Just yesterday, someone we know came forward to make a generous offer to us. He noticed that we are struggling to earn an income. He said we could market his services as ours, he would deliver on the mandates that came by and we could take the fees that accrued as our own. We need not necessarily pay him any fees, he suggested. What a wonderful gesture! Except that his services don’t fall in our line, zone, of work. Even so, at what point will people offer themselves pro-bono just so that another set of professionals like them, who are going through a tough phase, stand to benefit? Vaani and I are moved beyond words.
This is not an isolated case. Last week at least two people reached out offering to help with any bills that we may have trouble paying. My Book and my several of my blogposts are peppered with examples of how people have come in, some of them rank strangers, unexpectedly into our Life and have helped us onward on our journey.
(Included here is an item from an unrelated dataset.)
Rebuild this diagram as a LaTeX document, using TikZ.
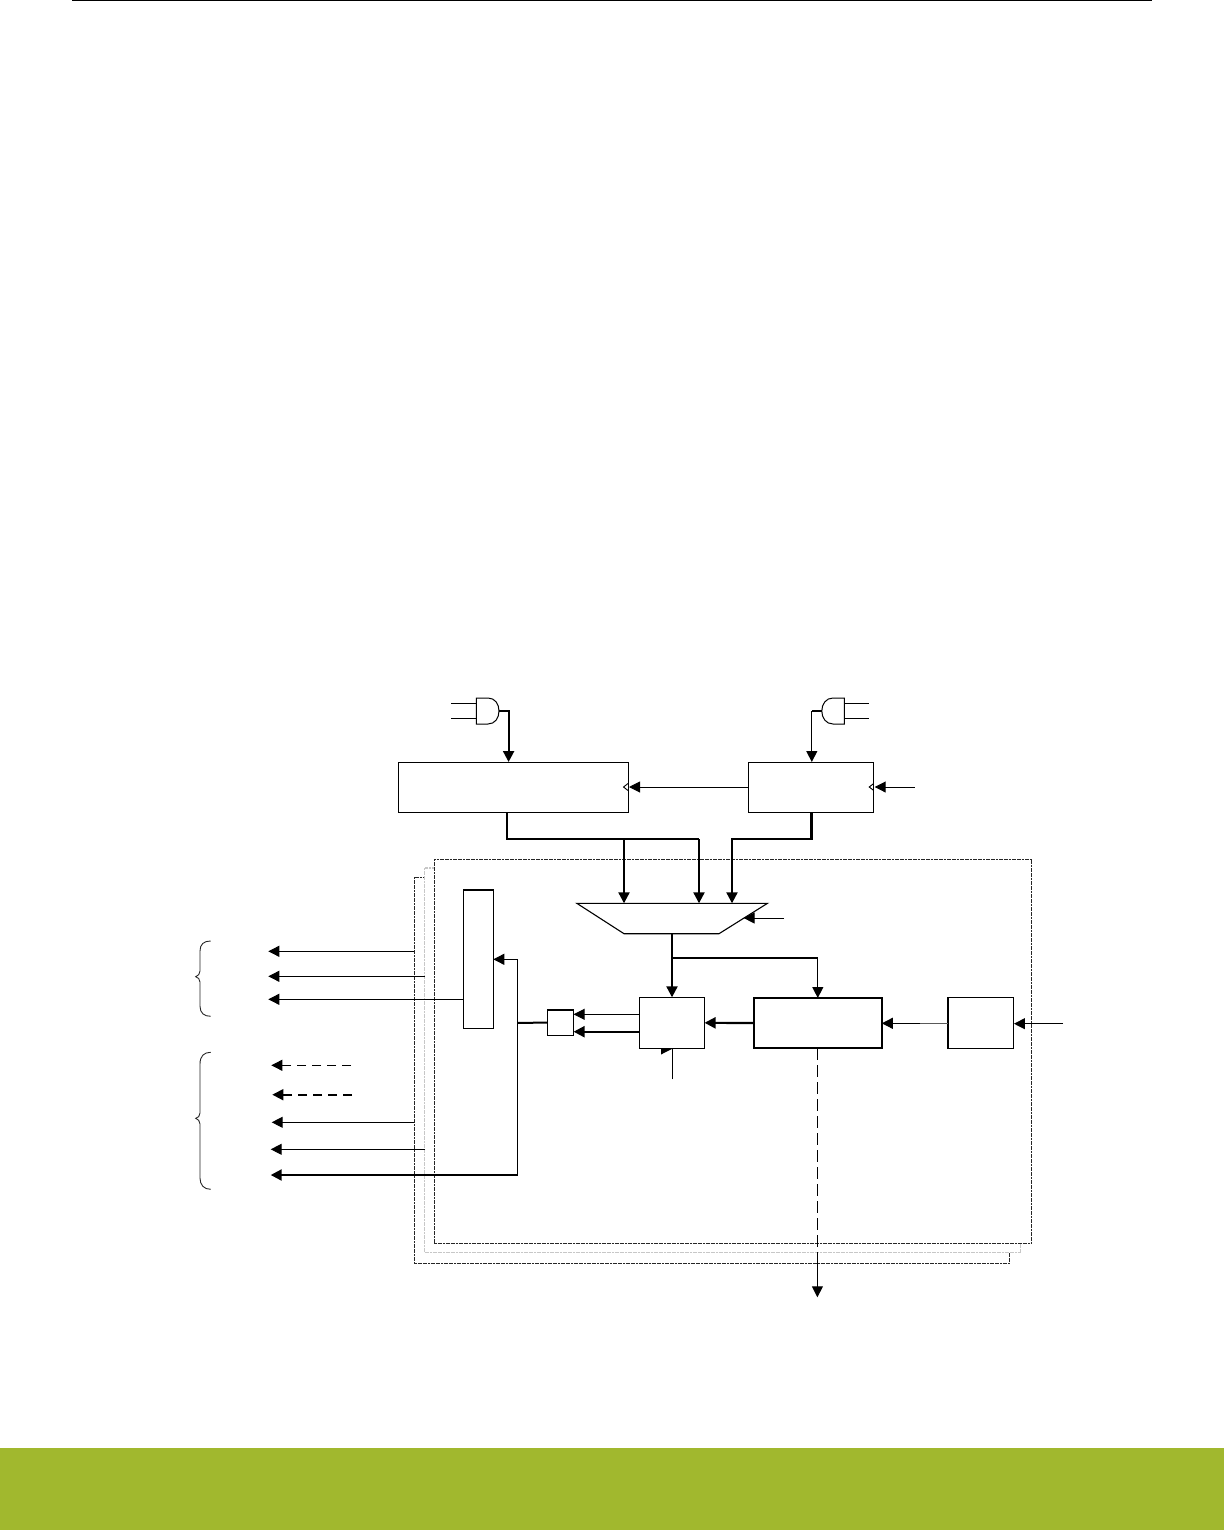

This experience has taught me and Vaani that God exists – but only through the godliness in the people around us. We have seen this God again and again and again, repeatedly, in the actions and hearts of those people who we have known or who have come into our Life. I believe if we drop our ego, abandon all judgment, and simply, humbly, accept the warmth, love and compassion of people around us, we will only see a beautiful, caring, loving world. This world doesn’t exploit your vulnerability, it does not take; it only gives – and gives unconditionally! Look around you – perhaps you live in this same world!